__Your task__. Repeat exactly the lines from the line with "Reproduce this diagram with TikZ." to the line with "(back) at (123,692.6)", including both, and leave out any pictures.

__Records for processing__.

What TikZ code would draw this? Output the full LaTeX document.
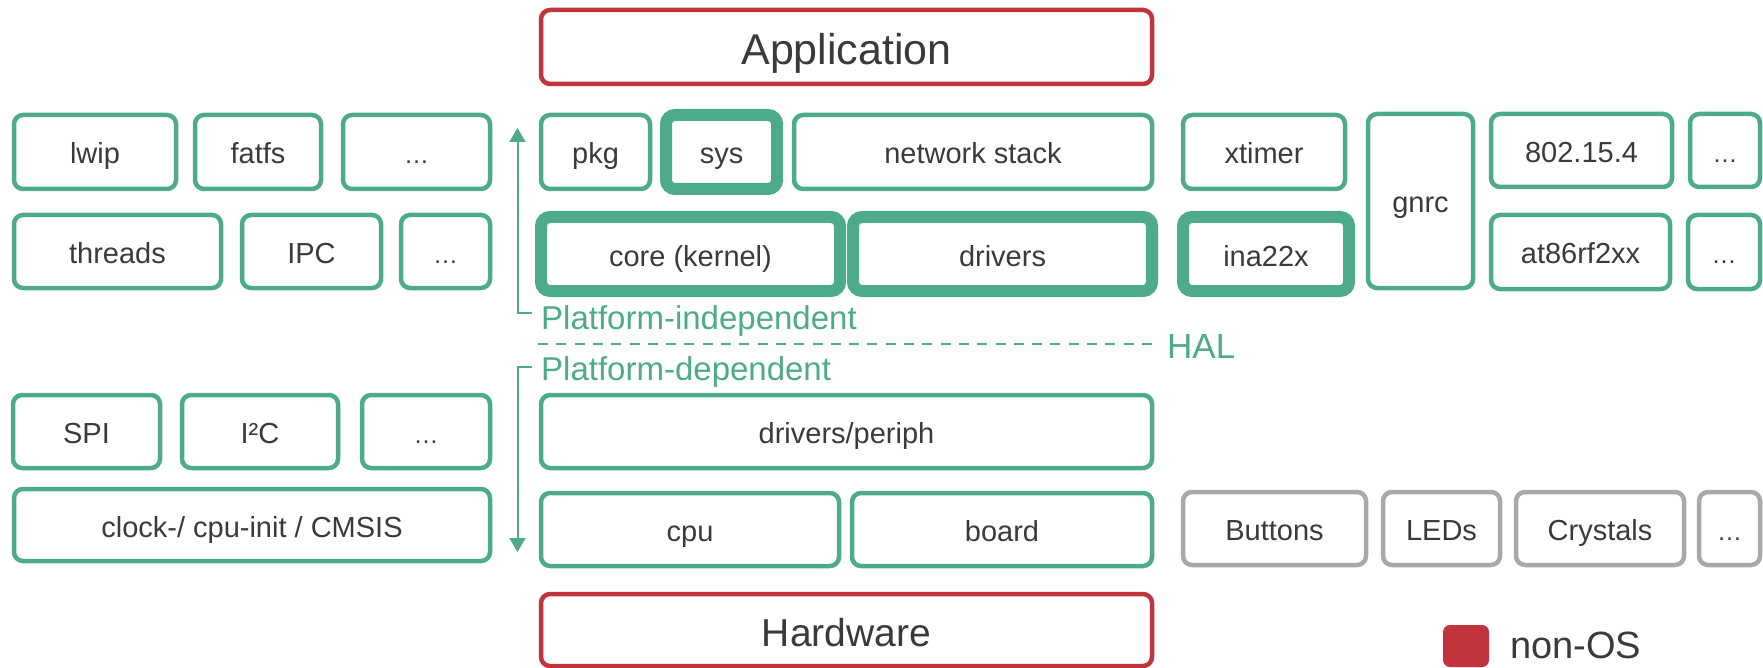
\documentclass[tikz,border=0pt]{standalone}
\usepackage{fontspec}
\setmainfont{Liberation Sans}
\usetikzlibrary{arrows.meta}
\definecolor{osgreen}{HTML}{4DAA8B}
\definecolor{osred}{HTML}{C1343D}
\definecolor{osgray}{HTML}{A9A9A9}
\definecolor{txtgray}{HTML}{3A3A3A}
\newcommand\mkbox[7]{\node[#6, minimum width={#4-#2}, minimum height={#5-#3}] (#1) at ({(#2+#4)/2},{(#3+#5)/2}) {#7};}
\newcommand\mydots{{\fontsize{25}{27}\selectfont …}}
\tikzset{
  basebox/.style={rounded corners=9pt, inner sep=0pt, text=txtgray,
    font=\fontsize{29}{31}\selectfont, text height=24pt, text depth=0pt},
  gbox/.style={basebox, draw=osgreen, line width=4.5pt},
  tbox/.style={basebox, draw=osgreen, line width=12pt},
  hwbox/.style={basebox, draw=osgray, line width=4.5pt},
  rbox/.style={basebox, draw=osred, line width=4.5pt},
  bigtext/.style={font=\fontsize{43}{46}\selectfont, text height=35pt},
  hwtext/.style={font=\fontsize{39}{42}\selectfont, text height=32.5pt},
  lbl/.style={inner sep=0pt, text=osgreen, anchor=west, text depth=0pt},
  arr/.style={draw=osgreen, line width=2pt, -{Triangle[width=16pt,length=14pt]}},
}
\begin{document}
\begin{tikzpicture}[x=1pt,y=-1pt]
\useasboundingbox (0,0) rectangle (1763,668);
% top / bottom (non-OS)
\mkbox{app}{541}{10}{1152}{84}{rbox,bigtext}{Application}
\mkbox{hw}{541}{594}{1152}{666}{rbox,hwtext}{Hardware}
% left column
\mkbox{lwip}{14}{115}{176}{189}{gbox}{lwip}
\mkbox{fatfs}{195}{115}{321}{189}{gbox}{fatfs}
\mkbox{dotsa}{343}{115}{490}{189}{gbox}{\mydots}
\mkbox{threads}{14}{215}{221}{288}{gbox}{threads}
\mkbox{ipc}{242}{215}{381}{288}{gbox}{IPC}
\mkbox{dotsb}{401}{215}{490}{288}{gbox}{\mydots}
\mkbox{spi}{13}{395}{160}{468}{gbox}{SPI}
\mkbox{iic}{182}{395}{338}{468}{gbox}{I²C}
\mkbox{dotsc}{362}{395}{490}{468}{gbox}{\mydots}
\mkbox{clock}{14}{489}{490}{561}{gbox}{clock-/ cpu-init / CMSIS}
% middle column
\mkbox{pkg}{541}{115}{650}{189}{gbox}{pkg}
\mkbox{sys}{666}{115}{777}{189}{tbox}{sys}
\mkbox{net}{794}{115}{1152}{189}{gbox}{network stack}
\mkbox{core}{541}{217}{840}{291}{tbox}{core (kernel)}
\mkbox{drv}{853}{217}{1152}{291}{tbox}{drivers}
\mkbox{periph}{541}{395}{1152}{468}{gbox}{drivers/periph}
\mkbox{cpu}{541}{493}{839}{566}{gbox}{cpu}
\mkbox{board}{852}{493}{1152}{566}{gbox}{board}
% right column
\mkbox{xtimer}{1183}{115}{1345}{189}{gbox}{xtimer}
\mkbox{gnrc}{1368}{114}{1473}{288}{gbox}{gnrc}
\mkbox{ieee}{1491}{114}{1672}{187}{gbox}{802.15.4}
\mkbox{dotsd}{1690}{114}{1760}{187}{gbox}{\mydots}
\mkbox{ina}{1183}{217}{1349}{291}{tbox}{ina22x}
\mkbox{at86}{1491}{215}{1670}{289}{gbox}{at86rf2xx}
\mkbox{dotse}{1688}{215}{1760}{289}{gbox}{\mydots}
\mkbox{buttons}{1183}{492}{1366}{565}{hwbox}{Buttons}
\mkbox{leds}{1383}{492}{1500}{565}{hwbox}{LEDs}
\mkbox{crystals}{1516}{492}{1684}{565}{hwbox}{Crystals}
\mkbox{dotsf}{1699}{492}{1760}{565}{hwbox}{\mydots}
% HAL separator
\coordinate (halL) at (538,344);
\coordinate (halR) at (1158,344);
\draw[osgreen, line width=2.5pt, dash pattern=on 10pt off 8.3pt] (halL) -- (halR);
\node[lbl, font=\fontsize{35}{38}\selectfont, text height=25pt] (hal) at (1167,346) {HAL};
% platform labels and arrows
\node[lbl, font=\fontsize{33}{36}\selectfont, text height=23.5pt] (pind) at (541,317.5) {Platform-independent};
\node[lbl, font=\fontsize{33}{36}\selectfont, text height=23.5pt] (pdep) at (541,369) {Platform-dependent};
\coordinate (ua) at (532,313);
\coordinate (ub) at (517.5,313);
\coordinate (uc) at (517.5,128);
\draw[arr] (ua) -- (ub) -- (uc);
\coordinate (da) at (532,367);
\coordinate (db) at (517.5,367);
\coordinate (dc) at (517.5,552);
\draw[arr] (da) -- (db) -- (dc);
% legend
\node[fill=osred, rounded corners=7pt, minimum width=46pt, minimum height=42pt, inner sep=0pt] (legsq) at (1466,646) {};
\node[lbl, text=txtgray, font=\fontsize{38}{40}\selectfont, text height=27pt] (legtx) at (1510,645) {non-OS};
\end{tikzpicture}
\end{document}
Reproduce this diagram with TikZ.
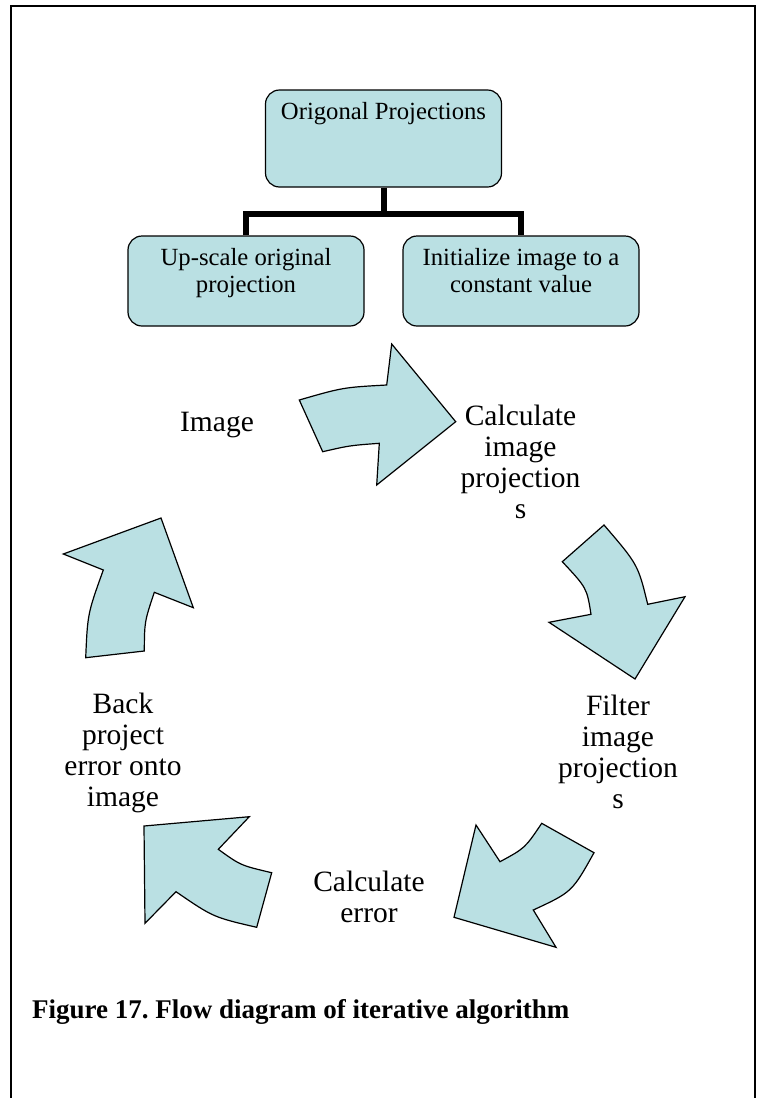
\documentclass[tikz,border=0pt]{standalone}
\usepackage{fontspec}
\setmainfont{Liberation Serif}
\usepackage{xcolor}
\definecolor{boxcyan}{RGB}{186,224,227}
\frenchspacing

\newcommand{\boxtext}[2]{\parbox[c][#1][t]{236pt}{\centering\fontsize{24.7}{27.3}\selectfont\rule{0pt}{29pt}#2}}

\begin{document}
\begin{tikzpicture}[x=1pt,y=-1pt,
    stepbox/.style={draw, line width=1.2pt, fill=boxcyan, rounded corners=14pt, inner sep=0pt, minimum width=236pt},
    bigarrow/.style={draw, line width=1.2pt, fill=boxcyan, line join=miter},
    cyclelbl/.style={align=center, inner sep=0pt, anchor=north, font=\fontsize{29.5}{31}\selectfont},
    treeline/.style={line width=6pt, line join=miter}]
    % Fix the page size
    \useasboundingbox (0,0) rectangle (762,1098);

    % Draw the outer frame (open at the bottom)
    \draw[line width=2pt] (11,1098) -- (11,6) -- (755,6) -- (755,1098);

    % Draw the three boxes
    \node[stepbox] (orig) at (383.5,138.5) {\boxtext{97pt}{Origonal Projections}};
    \node[stepbox] (up) at (246,281) {\boxtext{90pt}{Up-scale original\\projection}};
    \node[stepbox] (init) at (521,281) {\boxtext{90pt}{Initialize image to a\\constant value}};

    % Draw the tree lines
    \coordinate (bar) at (383.5,214);
    \draw[treeline] (orig.south) -- (bar);
    \draw[treeline] (up.north) -- (up.north |- bar) -- (init.north |- bar) -- (init.north);

    % Draw the cycle labels
    \node[cyclelbl, anchor=base] (image) at (217,431) {Image};
    \node[cyclelbl] (calc) at (520.5,404.9) {Calculate\\image\\projection\\s};
    \node[cyclelbl] (filt) at (618,694.9) {Filter\\image\\projection\\s};
    \node[cyclelbl] (err) at (369,870.9) {Calculate\\error};
    \node[cyclelbl] (back) at (123,692.6) {Back\\project\\error onto\\image};

    % Draw the curved arrows of the cycle
    \draw[bigarrow] (299.3,400) .. controls (343,387.4) .. (386.7,385) -- (391.7,344) -- (455.7,421.7)
        -- (376.7,485) -- (379.3,443.3) .. controls (349.7,445.5) .. (322.7,451.7) -- cycle;
    \draw[bigarrow] (562.3,561.7) .. controls (586.85,588) .. (591,614.3) -- (549,622.3) -- (635,679)
        -- (685,596.7) -- (647.7,604.3) .. controls (638.05,564.7) .. (604,525) -- cycle;
    \draw[bigarrow] (541.7,823.3) .. controls (525.05,848.1) .. (500,861.7) -- (476,825) -- (454,917.3)
        -- (556,947.3) -- (533.3,910) .. controls (572.1,891.95) .. (594,852.7) -- cycle;
    \draw[bigarrow] (271.7,872.7) .. controls (240.6,865.4) .. (218.3,849.3) -- (249.3,816.7) -- (144,826)
        -- (145,923.3) -- (176,891.7) .. controls (213.2,917.2) .. (256.7,927.3) -- cycle;
    \draw[bigarrow] (144.3,651) .. controls (144.5,621.7) .. (154.3,592.3) -- (193.3,607.7) -- (161,518)
        -- (63.3,554) -- (103.3,570) .. controls (87.6,613.7) .. (85.7,657.7) -- cycle;

    % Draw the caption
    \node[anchor=base west, inner sep=0pt, font=\bfseries\fontsize{27}{32}\selectfont] (caption) at (32,1018)
        {Figure 17. Flow diagram of iterative algorithm};
\end{tikzpicture}
\end{document}
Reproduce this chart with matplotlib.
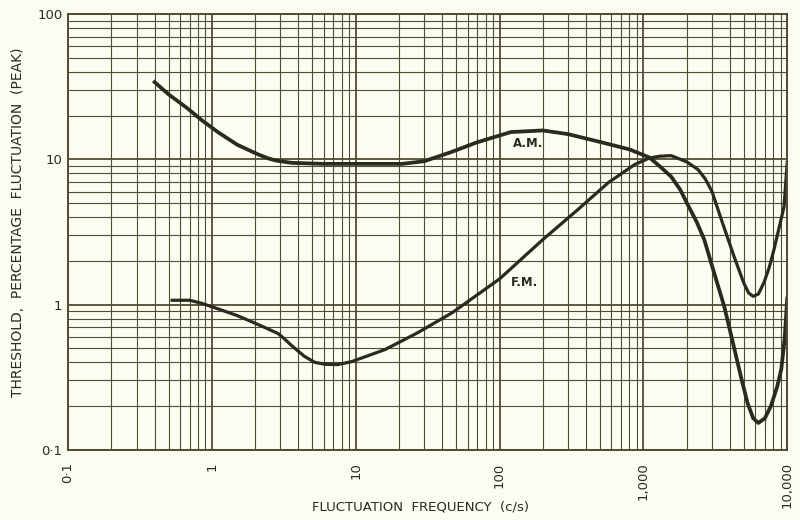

__Result of the task__.
Reproduce this diagram with TikZ.
\documentclass[tikz,border=0pt]{standalone}
\usepackage{fontspec}
\setmainfont{Liberation Serif}
\usepackage{xcolor}
\definecolor{boxcyan}{RGB}{186,224,227}
\frenchspacing

\newcommand{\boxtext}[2]{\parbox[c][#1][t]{236pt}{\centering\fontsize{24.7}{27.3}\selectfont\rule{0pt}{29pt}#2}}

\begin{document}
\begin{tikzpicture}[x=1pt,y=-1pt,
    stepbox/.style={draw, line width=1.2pt, fill=boxcyan, rounded corners=14pt, inner sep=0pt, minimum width=236pt},
    bigarrow/.style={draw, line width=1.2pt, fill=boxcyan, line join=miter},
    cyclelbl/.style={align=center, inner sep=0pt, anchor=north, font=\fontsize{29.5}{31}\selectfont},
    treeline/.style={line width=6pt, line join=miter}]
    % Fix the page size
    \useasboundingbox (0,0) rectangle (762,1098);

    % Draw the outer frame (open at the bottom)
    \draw[line width=2pt] (11,1098) -- (11,6) -- (755,6) -- (755,1098);

    % Draw the three boxes
    \node[stepbox] (orig) at (383.5,138.5) {\boxtext{97pt}{Origonal Projections}};
    \node[stepbox] (up) at (246,281) {\boxtext{90pt}{Up-scale original\\projection}};
    \node[stepbox] (init) at (521,281) {\boxtext{90pt}{Initialize image to a\\constant value}};

    % Draw the tree lines
    \coordinate (bar) at (383.5,214);
    \draw[treeline] (orig.south) -- (bar);
    \draw[treeline] (up.north) -- (up.north |- bar) -- (init.north |- bar) -- (init.north);

    % Draw the cycle labels
    \node[cyclelbl, anchor=base] (image) at (217,431) {Image};
    \node[cyclelbl] (calc) at (520.5,404.9) {Calculate\\image\\projection\\s};
    \node[cyclelbl] (filt) at (618,694.9) {Filter\\image\\projection\\s};
    \node[cyclelbl] (err) at (369,870.9) {Calculate\\error};
    \node[cyclelbl] (back) at (123,692.6) {Back\\project\\error onto\\image};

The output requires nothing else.